The Wire (HBO, TMN): It is easily the best show on television. Put simply, it's a masterpiece of storytelling, drama, humour and social observation. It's just that it never gets a lot of attention. Its merits are not always obvious or easy to grasp and The Wire is rarely an hour of easy viewing. Created by David Simon (whose book inspired Homicide: Life on the Street), the most recent season showed it was capable of transcending its sister HBO series Six Feet Under and The Sopranos in the sophistication of its study of American life today.
The Nine (ABC, CTV):About nine people whose lives are changed because they were in a bank when it was robbed, The Nine was the best reviewed new drama. Complex and elliptical, its seriousness was ultimately off-putting to a mass audience. But that serious tone and clever storytelling are noble attributes. It ain't cancelled, yet, though it's off ABC's schedule. A lot of TV writers and producers could learn from its quality.
Heroes (NBC, Global):The season's only truly popular new show, Heroes is the sort of delicate mixture of drama, hokum and romance that network TV can still do with aplomb. For a while it looked like there wasn't room for another complicated serial drama, but Heroes proved there's plenty of room for originality.
Prison Break (Fox, Global): Another show that does what TV does expertly, Prison Break stayed compelling even as the prisoners (a superbly created motley crew) got out of jail and ran. It's twist-and-turn drama, don't-miss TV.
Rick Mercer Report (CBC): While CBC hoped desperately for gangbuster ratings numbers for many of its new shows, it was Mercer who managed to come close. He played the political scene with a deft feel for the potential comedy, and his visit to Stephen Harper's home was a massive hit with viewers. Anyone who says we have no star system in Canada needs to take a long look at Mercer.
Ugly Betty (ABC, CITY-TV):It was widely predicted as the season's first huge hit, but the series about Betty (America Ferrera), a plain girl who miraculously becomes the assistant to the head of a top fashion magazine, got even better as it progressed. Always sweet, light, breezy and far from stupid, it manages to keep the charm intact.
Trailer Park Boys (Showcase): The most recent season was not the best from the Boys, but something else happened -- the show spawned a genuine hit movie in Canada. That itself is a triumph in Canadian TV. What creator Mike Clattenburg and his team have done is astonishing: grow from obscurity on a cable channel to superstardom in Canada. The rest of world awaits.
SHOW'S BEST FORGOTTEN
The One (ABC, CBC): The next time some clever manager at CBC has a big idea, someone else in the room should mention this show.
Lucky Louie (HBO, TMN, Movie Central): Famous for its groundbreaking dramas, HBO took a flier on comedy with this sitcom and created a disaster. The idea was to derive comedy from a working-class couple and allow the characters to swear a blue streak. It was embarrassing to watch.
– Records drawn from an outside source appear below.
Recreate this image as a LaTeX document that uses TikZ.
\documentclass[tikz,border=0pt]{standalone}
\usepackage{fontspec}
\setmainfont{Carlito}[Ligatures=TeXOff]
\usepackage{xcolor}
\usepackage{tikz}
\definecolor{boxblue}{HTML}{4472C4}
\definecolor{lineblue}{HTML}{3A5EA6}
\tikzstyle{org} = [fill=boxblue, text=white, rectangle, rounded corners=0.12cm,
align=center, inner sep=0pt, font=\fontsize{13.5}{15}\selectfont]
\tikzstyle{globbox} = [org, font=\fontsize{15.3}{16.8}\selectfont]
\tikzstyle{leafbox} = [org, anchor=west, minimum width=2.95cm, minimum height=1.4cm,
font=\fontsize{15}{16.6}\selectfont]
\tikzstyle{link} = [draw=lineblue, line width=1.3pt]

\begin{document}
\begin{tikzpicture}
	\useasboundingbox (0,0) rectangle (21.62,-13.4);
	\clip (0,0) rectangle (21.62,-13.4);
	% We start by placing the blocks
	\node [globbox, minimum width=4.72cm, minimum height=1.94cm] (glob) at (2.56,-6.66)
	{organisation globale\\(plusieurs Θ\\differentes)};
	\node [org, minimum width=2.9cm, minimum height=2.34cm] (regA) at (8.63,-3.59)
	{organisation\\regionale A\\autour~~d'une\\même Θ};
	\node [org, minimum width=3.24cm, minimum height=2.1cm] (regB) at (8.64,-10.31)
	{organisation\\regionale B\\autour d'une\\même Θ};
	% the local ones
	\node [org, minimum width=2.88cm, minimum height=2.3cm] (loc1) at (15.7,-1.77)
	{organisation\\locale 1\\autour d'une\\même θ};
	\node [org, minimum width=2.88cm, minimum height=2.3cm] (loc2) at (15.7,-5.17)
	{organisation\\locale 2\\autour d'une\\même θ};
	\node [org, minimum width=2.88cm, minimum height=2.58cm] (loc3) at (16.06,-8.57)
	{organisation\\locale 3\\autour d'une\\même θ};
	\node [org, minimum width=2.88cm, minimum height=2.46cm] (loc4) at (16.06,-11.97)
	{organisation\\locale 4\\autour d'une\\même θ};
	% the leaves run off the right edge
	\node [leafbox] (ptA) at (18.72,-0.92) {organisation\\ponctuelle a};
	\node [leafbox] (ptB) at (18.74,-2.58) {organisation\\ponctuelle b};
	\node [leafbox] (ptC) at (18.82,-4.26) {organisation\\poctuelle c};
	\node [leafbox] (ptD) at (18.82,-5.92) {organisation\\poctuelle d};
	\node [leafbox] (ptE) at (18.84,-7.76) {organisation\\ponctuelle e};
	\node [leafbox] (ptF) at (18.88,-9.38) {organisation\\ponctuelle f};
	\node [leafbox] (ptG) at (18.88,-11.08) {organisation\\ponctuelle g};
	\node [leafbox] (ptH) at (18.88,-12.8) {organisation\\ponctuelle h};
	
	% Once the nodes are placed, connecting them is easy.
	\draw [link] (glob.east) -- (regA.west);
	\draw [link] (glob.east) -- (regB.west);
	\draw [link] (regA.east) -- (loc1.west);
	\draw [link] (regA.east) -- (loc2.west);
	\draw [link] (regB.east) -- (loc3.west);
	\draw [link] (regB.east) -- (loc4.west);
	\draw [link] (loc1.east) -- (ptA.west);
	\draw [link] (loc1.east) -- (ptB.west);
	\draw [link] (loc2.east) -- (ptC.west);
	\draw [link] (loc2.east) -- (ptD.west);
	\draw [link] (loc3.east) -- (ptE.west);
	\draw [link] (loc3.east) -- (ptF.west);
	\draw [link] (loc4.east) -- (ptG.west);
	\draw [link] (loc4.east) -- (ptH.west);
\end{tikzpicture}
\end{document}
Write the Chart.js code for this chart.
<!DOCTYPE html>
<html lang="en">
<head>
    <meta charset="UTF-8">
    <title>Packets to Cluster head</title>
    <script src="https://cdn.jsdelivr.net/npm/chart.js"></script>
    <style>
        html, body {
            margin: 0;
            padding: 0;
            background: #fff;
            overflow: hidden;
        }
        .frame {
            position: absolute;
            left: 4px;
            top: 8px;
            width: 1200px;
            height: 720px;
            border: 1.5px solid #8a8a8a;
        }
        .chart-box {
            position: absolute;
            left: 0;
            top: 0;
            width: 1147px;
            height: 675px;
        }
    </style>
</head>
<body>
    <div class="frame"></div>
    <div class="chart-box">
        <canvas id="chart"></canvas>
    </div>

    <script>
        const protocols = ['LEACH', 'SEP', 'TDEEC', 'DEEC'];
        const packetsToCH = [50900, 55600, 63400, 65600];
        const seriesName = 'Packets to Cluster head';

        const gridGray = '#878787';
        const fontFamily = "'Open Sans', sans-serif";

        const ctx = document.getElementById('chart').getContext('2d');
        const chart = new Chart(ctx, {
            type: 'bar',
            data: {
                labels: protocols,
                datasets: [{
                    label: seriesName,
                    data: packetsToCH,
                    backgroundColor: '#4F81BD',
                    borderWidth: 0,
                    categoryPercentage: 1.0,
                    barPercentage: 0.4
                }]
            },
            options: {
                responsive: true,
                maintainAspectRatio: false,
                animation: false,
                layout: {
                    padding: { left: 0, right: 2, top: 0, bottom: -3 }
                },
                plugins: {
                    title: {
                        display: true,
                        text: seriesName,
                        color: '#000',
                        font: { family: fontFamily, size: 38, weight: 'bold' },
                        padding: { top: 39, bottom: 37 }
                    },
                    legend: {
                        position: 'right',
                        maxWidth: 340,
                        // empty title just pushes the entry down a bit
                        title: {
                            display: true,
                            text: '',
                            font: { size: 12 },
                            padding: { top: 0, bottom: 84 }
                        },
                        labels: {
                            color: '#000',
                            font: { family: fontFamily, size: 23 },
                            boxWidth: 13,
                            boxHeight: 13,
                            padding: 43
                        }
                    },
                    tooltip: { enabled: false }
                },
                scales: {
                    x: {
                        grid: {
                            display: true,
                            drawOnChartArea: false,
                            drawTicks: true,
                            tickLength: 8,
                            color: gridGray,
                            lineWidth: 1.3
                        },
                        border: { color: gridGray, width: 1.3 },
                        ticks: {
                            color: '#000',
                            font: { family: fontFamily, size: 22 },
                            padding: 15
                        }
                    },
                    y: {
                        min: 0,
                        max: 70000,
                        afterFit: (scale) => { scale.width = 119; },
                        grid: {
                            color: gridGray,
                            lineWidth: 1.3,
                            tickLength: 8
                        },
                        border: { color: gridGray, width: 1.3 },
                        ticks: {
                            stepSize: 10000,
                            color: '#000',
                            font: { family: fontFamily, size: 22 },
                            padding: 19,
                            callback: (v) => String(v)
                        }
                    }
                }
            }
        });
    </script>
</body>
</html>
Deal or No Deal (NBC, Global): It won't be forgotten soon, of course, because it's still doing well, but this loud, brash game show was the cheap, nasty flavour of the year for NBC. Other networks took notice and launched their own, even more horrific, variations. None worked, but Deal or No Deal kept on chugging, giving Howie Mandel the most unlikely of comeback platforms.
Rachael Ray Show (Food Network, CITY-TV): For reasons that are immensely complicated, Rachael Ray became the most mocked TV figure this year. The show is wholesome and the host exudes niceness, but the vitriol aimed at Ray is a thing to behold. It's more fun than her show, that's for sure.